What's the meaning of a set to the power of another set?
${ \mathbb{N} }^{ \left\{ 0,1 \right\} }$ and ${ \left\{ 0,1 \right\} }^{ \mathbb{N} }$ to be more specific, and is there a countable subset in each one of them? How do I find them?
Solution 1:
The syntax $X^Y$ where $X$ and $Y$ are sets means the set of functions from $Y$ to $X$.
Recall for the following that the von Neumann ordinal $2 = \left\{0,1\right\}$.
We often identify the powerset $\mathcal{P}(X)$ with the set of functions $2^X$, since we can think of the latter set as the set of characteristic functions of subsets of $X$. Let $f \in 2^X$ be a function and let $Z \subseteq X$. We can stipulate that if $f(x) = 1$ then $x \in Z$, and if $f(x) = 0$ then $x \not\in Z$.
The exponent notation makes sense because of the following identity from cardinal arithmetic:
$$|X|^{|Y|} = |X^Y|.$$
That is, the cardinality of one cardinal raised to the power of another is just the cardinality of the functions from the latter to the former. The name 'powerset' also makes sense once thought of in these terms, since we can easily construct a bijection between $\mathcal{P}(X)$ and $2^X$ by identifying subsets with their characteristic functions from $X$.
As Rahul Narain points out, the set $X^2$ is naturally identified with the cartesian product $X \times X$. Each function $f \in X^2$ will be of the form $\left\{(0, x), (1, y)\right\}$ for $x, y \in X$. By taking $f(0)$ as the first component and $f(1)$ as the second, we can construct a pair $(f(0) = x, f(1) = y)$. The collection of all such pairs will just be the cartesian product of $X$ with itself.
Let $X$ be an infinite set. We seek to show that $X^2$ and $2^X$ are infinite, by showing that they both have infinite subsets. This is most easily done by constructing a bijection between those subsets and $X$. Firstly, suppose that
$$Y = \left\{ f : f(0) = f(1), f \in X^2 \right\}.$$
Clearly $Y \subseteq X$. Now let $G : Y \rightarrow X$, $G(f) = f(0)$. This is an injection since the uniqueness of $f(0)$ is guaranteed by the construction of $Y$. The inverse function $G^{-1} : X \rightarrow Y$ is easily defined as
$$G^{-1}(x) = \left\{ (0, x), (1, x) \right\}$$
which again must be an injection. Note that the identity relation $1_X = \left\{ (x, x) : x \in X \right\}$ bears the same relation to $Y$ as the full cartesian product does to $X^2$.

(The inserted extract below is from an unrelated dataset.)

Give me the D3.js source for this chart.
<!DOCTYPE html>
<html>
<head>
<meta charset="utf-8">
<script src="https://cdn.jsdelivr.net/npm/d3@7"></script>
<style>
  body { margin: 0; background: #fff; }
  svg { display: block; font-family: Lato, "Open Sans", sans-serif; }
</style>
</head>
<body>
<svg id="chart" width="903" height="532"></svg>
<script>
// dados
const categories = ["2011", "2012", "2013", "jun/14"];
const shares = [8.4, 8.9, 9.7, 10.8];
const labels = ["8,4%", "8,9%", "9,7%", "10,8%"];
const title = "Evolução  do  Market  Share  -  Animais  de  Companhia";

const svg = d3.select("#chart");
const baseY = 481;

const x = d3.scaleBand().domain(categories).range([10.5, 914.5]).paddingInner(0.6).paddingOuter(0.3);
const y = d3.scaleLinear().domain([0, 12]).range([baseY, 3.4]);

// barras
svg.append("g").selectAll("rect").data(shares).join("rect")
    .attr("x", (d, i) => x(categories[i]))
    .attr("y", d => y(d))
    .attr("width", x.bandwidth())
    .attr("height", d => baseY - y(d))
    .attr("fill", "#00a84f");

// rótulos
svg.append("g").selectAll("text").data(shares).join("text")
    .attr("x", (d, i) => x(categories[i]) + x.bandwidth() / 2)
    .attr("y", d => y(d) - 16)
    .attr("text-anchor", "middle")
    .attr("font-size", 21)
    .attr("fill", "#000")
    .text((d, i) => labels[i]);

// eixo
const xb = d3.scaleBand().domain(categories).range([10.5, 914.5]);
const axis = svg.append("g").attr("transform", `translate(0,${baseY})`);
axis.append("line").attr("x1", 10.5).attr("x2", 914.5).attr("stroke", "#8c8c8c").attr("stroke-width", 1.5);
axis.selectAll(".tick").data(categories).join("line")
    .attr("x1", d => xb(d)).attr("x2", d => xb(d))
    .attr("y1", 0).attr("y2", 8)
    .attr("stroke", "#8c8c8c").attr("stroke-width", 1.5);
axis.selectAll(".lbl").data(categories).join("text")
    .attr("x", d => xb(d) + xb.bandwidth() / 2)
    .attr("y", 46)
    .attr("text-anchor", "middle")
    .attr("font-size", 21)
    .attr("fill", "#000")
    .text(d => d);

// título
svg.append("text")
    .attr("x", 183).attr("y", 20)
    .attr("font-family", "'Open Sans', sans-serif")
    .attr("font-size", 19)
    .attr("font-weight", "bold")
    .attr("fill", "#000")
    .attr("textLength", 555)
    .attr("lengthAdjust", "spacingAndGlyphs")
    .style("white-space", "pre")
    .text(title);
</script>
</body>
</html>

The proof that $2^X$ is infinite proceeds by the same basic method. Let
$$Z = \left\{ f : \exists{x} ( f(x) = 1 \wedge \forall{y} ( y \in X \wedge y \neq x \rightarrow f(y) = 0 ) ), f \in 2^X \right\}.$$
We will construct a bijection between $Z$ and $X$. Let $H : Z \rightarrow X$, $H(f) = x$ where $f(x) = 1$. Then let $H^{-1} : X \rightarrow Z$, $H^{-1}(x) = f$ for the unique $f$ such that $f(x) = 1$ and $\forall{y} ( y \neq x \rightarrow f(y) = 0)$.
Note that what we've essentially done here is set up a bijection between $X$ and all its subsets which are singletons. More precisely, the bijection is between $X$ and the characteristic functions of those singletons. Since $X$ is infinite, $Z$ must be infinite and thus so is $2^X$.
However, something much stronger also holds: the cardinality of $2^X$ is strictly greater than the cardinality of $X$. This is Cantor's theorem.
Lastly, since $\mathbb{N}$ is infinite, so are $\mathbb{N}^2$ and $2^\mathbb{N}$: just take $X = \mathbb{N}$ in the above proof. $Y$ and $Z$ will be countable since the proof constructs bijections between them and $X$, so they will have the same cardinality as $\mathbb{N}$, namely $\aleph_0$.
Solution 2:
Indeed, we can identify a function $f:Y\to X$ with an element of $\prod_Y X$ (a direct product of copies of $X$ indexed by $Y$) by considering the component with index $y$ the image of $y$ under $f$. This lends to what I feel is an intuitive way to remember the meaning of $X^Y$ with very little effort.
For whole numbers $n$, we have $a^n=\underbrace{a\times a\times\cdots\times a}_n$. Similarly for sets we may choose to write
$$X^Y\cong \underbrace{X\times X\times \cdots \times X}_Y.$$
All the better if one is already used to thinking of indexed tuples as functions of the index set.